The Divide Continues

The monophysite heresy continued in Ethiopia (even today) and in Egypt and Syria among the Copts with the Coptic Church still holding monophysite views.  Those in Syria are dubbed "Jacobites" from an early leader, Jacob Baradaeus.

Eastern Chalcedonian Christianity is called the Easter Orthodox Church.  With the Arabs blocking their growth south and east, and Roman Christianity holding the west, they moved north and northwest into areas populated by Slavs, occupying much of present Poland, Balkan States, Russia, Czechoslovakia, Yugoslavia, and Greece. 

Some of what happened came at the invitation of a Slavic king that feared Western missionaries would be followed by the Frankish Empire, so this king Rostislav, invited Constantinople in 862 to send missionaries.

Two brothers, Cyril and Methodius, were sent, with Cyril developing a Slavic alphabet (Cyrillic Alphabet) and translating the Bible, other books and liturgy into it.

In Russia (c. 950), Queen Olga was converted and baptized through work of Germanic missionaries.  Under her grandson Vladimir, Christianity spread in Russia.  Even after the Mongols invaded them in 1240 and ruled for two centuries, the Christian faith held them together.  In the 16th century when the Turks conquered Constantinople, Russia declared Moscow "The Third Rome" with her rulers crowned imperial czar and bishop of Moscow the patriarch (Gonzalez 264).

The schism between West and East was fomented by the West's lack of dependence on the Byzantine Empire under Charlemagne (in the West) and the West saw the East as a puppet of the Emperor.  "The schism of Photius" in 867 took place when Photius, patriarch of Constantinople, declared the entire West to be heretical by their position that the Holy Spirit proceeded from both the Father and the Son (filioque, "and from the Son") rather than just "from the Father."  The controversy centered on the Nicean creed and changing it.  So Rome reasserted the Apostle's Creed. 

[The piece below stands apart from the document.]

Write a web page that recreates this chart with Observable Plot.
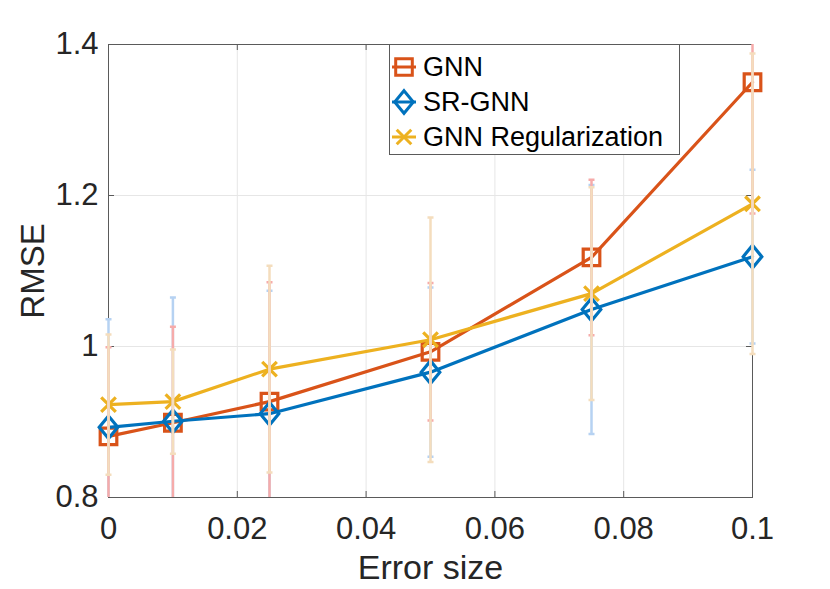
<!DOCTYPE html>
<html><head><meta charset="utf-8">
<script src="https://cdn.jsdelivr.net/npm/d3@7"></script>
<script src="https://cdn.jsdelivr.net/npm/@observablehq/plot@0.6"></script>
<style>body{margin:0;background:#fff}#chart{width:830px;height:589px}</style>
</head><body><div id="chart"></div>
<script>
// ---- data ----
const errorSize = [0, 0.01, 0.025, 0.05, 0.075, 0.1];
const gnnMean   = [0.881, 0.899, 0.927, 0.993, 1.118, 1.350];
const gnnStd    = [0.118, 0.127, 0.158, 0.091, 0.103, 0.174];
const srMean    = [0.893, 0.901, 0.911, 0.966, 1.049, 1.119];
const srStd     = [0.143, 0.164, 0.163, 0.112, 0.165, 0.115];
const regMean   = [0.923, 0.927, 0.970, 1.009, 1.070, 1.189];
const regStd    = [0.093, 0.069, 0.137, 0.162, 0.141, 0.199];
const seriesNames = ["GNN", "SR-GNN", "GNN Regularization"];
const xTicks = [0, 0.02, 0.04, 0.06, 0.08, 0.1];
const yTicks = [0.8, 1, 1.2, 1.4];

// ---- symbols ----
const squareSym = {draw(c){ const h=8.3; c.moveTo(-h,-h); c.lineTo(h,-h); c.lineTo(h,h); c.lineTo(-h,h); c.closePath(); }};
const diamondSym = {draw(c){ const w=9.3, h=11.3; c.moveTo(0,-h); c.lineTo(w,0); c.lineTo(0,h); c.lineTo(-w,0); c.closePath(); }};
const timesSym = {draw(c){ const h=7.3; c.moveTo(-h,-h); c.lineTo(h,h); c.moveTo(h,-h); c.lineTo(-h,h); }};
const capSym = {draw(c){ c.moveTo(-3,0); c.lineTo(3,0); }};

const axisColor = "#262626";
const series = [
  {name: seriesNames[0], mean: gnnMean, std: gnnStd, color: "#D95319", bar: "#f6abaa", symbol: squareSym},
  {name: seriesNames[1], mean: srMean,  std: srStd,  color: "#0072BD", bar: "#b6d2f2", symbol: diamondSym},
  {name: seriesNames[2], mean: regMean, std: regStd, color: "#EDB120", bar: "#f4ddbd", symbol: timesSym}
];
const barColors = series.map(s => s.bar);
const rowsOf = s => errorSize.map((x, i) => ({x, y: s.mean[i], lo: s.mean[i] - s.std[i], hi: s.mean[i] + s.std[i]}));

const marks = [
  Plot.gridX(xTicks, {stroke: "#e6e6e6", strokeOpacity: 1}),
  Plot.gridY(yTicks, {stroke: "#e6e6e6", strokeOpacity: 1}),
  Plot.frame({stroke: "#5a5a5a", strokeWidth: 1}),
  Plot.tickX(xTicks, {x: d => d, insetTop: 447, stroke: "#5a5a5a"}),
  Plot.tickX(xTicks, {x: d => d, insetBottom: 447, stroke: "#5a5a5a"}),
  Plot.tickY(yTicks, {y: d => d, insetRight: 638, stroke: "#5a5a5a"}),
  Plot.tickY(yTicks, {y: d => d, insetLeft: 638, stroke: "#5a5a5a"})
];
for (const s of series) {
  const rows = rowsOf(s);
  marks.push(Plot.line(rows, {x: "x", y: "y", stroke: s.color, strokeWidth: 3.2}));
  marks.push(Plot.dot(rows, {x: "x", y: "y", symbol: () => s.symbol, r: 5, stroke: s.color, strokeWidth: 3.2, fill: "none"}));
}
for (const s of [series[1], series[0], series[2]]) {
  const rows = rowsOf(s);
  marks.push(Plot.ruleX(rows, {x: "x", y1: "lo", y2: "hi", stroke: s.bar, strokeWidth: 2.5}));
  marks.push(Plot.dot(rows, {x: "x", y: "lo", symbol: () => capSym, stroke: s.bar, strokeWidth: 2.5, fill: "none"}));
  marks.push(Plot.dot(rows, {x: "x", y: "hi", symbol: () => capSym, stroke: s.bar, strokeWidth: 2.5, fill: "none"}));
}
marks.push(
  Plot.axisX({ticks: xTicks, tickSize: 0, tickPadding: 19, tickFormat: d => String(d), fontSize: 31, label: null}),
  Plot.axisY({ticks: yTicks, tickSize: 0, tickPadding: 10, tickFormat: d => String(d), fontSize: 31, label: null}),
  Plot.text(["Error size"], {text: d => d, frameAnchor: "bottom", lineAnchor: "middle", textAnchor: "middle", dy: 71, fontSize: 34, fill: axisColor}),
  Plot.text(["RMSE"], {text: d => d, frameAnchor: "left", lineAnchor: "middle", textAnchor: "middle", dx: -75, rotate: -90, fontSize: 33, fill: axisColor})
);

const plot = Plot.plot({
  width: 830, height: 589,
  marginLeft: 108, marginRight: 78, marginTop: 44, marginBottom: 92,
  x: {domain: [0, 0.1]},
  y: {domain: [0.8, 1.4]},
  style: {fontFamily: "'Liberation Sans', Arial, sans-serif", color: axisColor, background: "#fff", overflow: "visible"},
  marks
});

// clip error bars vertically to the axes box (as the original does)
const svg = d3.select(plot);
svg.append("defs").append("clipPath").attr("id", "eb-clip").attr("clipPathUnits", "userSpaceOnUse")
  .append("rect").attr("x", -20).attr("y", 44).attr("width", 870).attr("height", 453);
svg.selectAll("g").filter(function() {
  const st = (this.getAttribute("stroke") || "").toLowerCase();
  return barColors.includes(st);
}).attr("clip-path", "url(#eb-clip)");

// legend
const lg = svg.append("g").attr("text-anchor", "start");
lg.append("rect").attr("x", 389.5).attr("y", 44.5).attr("width", 290).attr("height", 110)
  .attr("fill", "#fff").attr("stroke", "#5a5a5a").attr("stroke-width", 1);
series.forEach((s, i) => {
  const cy = 67 + i * 35;
  const g = lg.append("g").attr("transform", `translate(404,${cy})`);
  g.append("line").attr("x1", -12).attr("x2", 12).attr("stroke", s.color).attr("stroke-width", 3);
  g.append("path").attr("d", d3.symbol().type(s.symbol)()).attr("fill", "none").attr("stroke", s.color).attr("stroke-width", 3);
  lg.append("text").attr("x", 423).attr("y", cy).attr("dy", "0.35em").attr("text-anchor", "start")
    .attr("font-size", 27).attr("fill", "#000").text(s.name);
});

document.getElementById("chart").appendChild(plot);
</script>
</body></html>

The final schism took place on June 16, 1054 when Cardinal Humbert who was Pope Leo's legate as ambassador sent to deal with a controversy over clerical celibacy and communion with unleavened bread (practiced by the West and declared error by the East).  Humbert took offense at the married clergy and the authority Byzantine rulers had over the Eastern church, so on June 16, 1054, when Patriarch Michael Cerularius prepared to celebrate communion in the Cathedral of Saint Sophia, Humbert "walked to the high altar, and on it placed in the name of the pope - who actually had died shortly before - a sentence of excommunication against 'heretic' Michael Cerularius, as well as any who dared follow him.  He then walked out, shook the dust from his feet, and set out for Rome" (Gonzalez 265).  The split was final!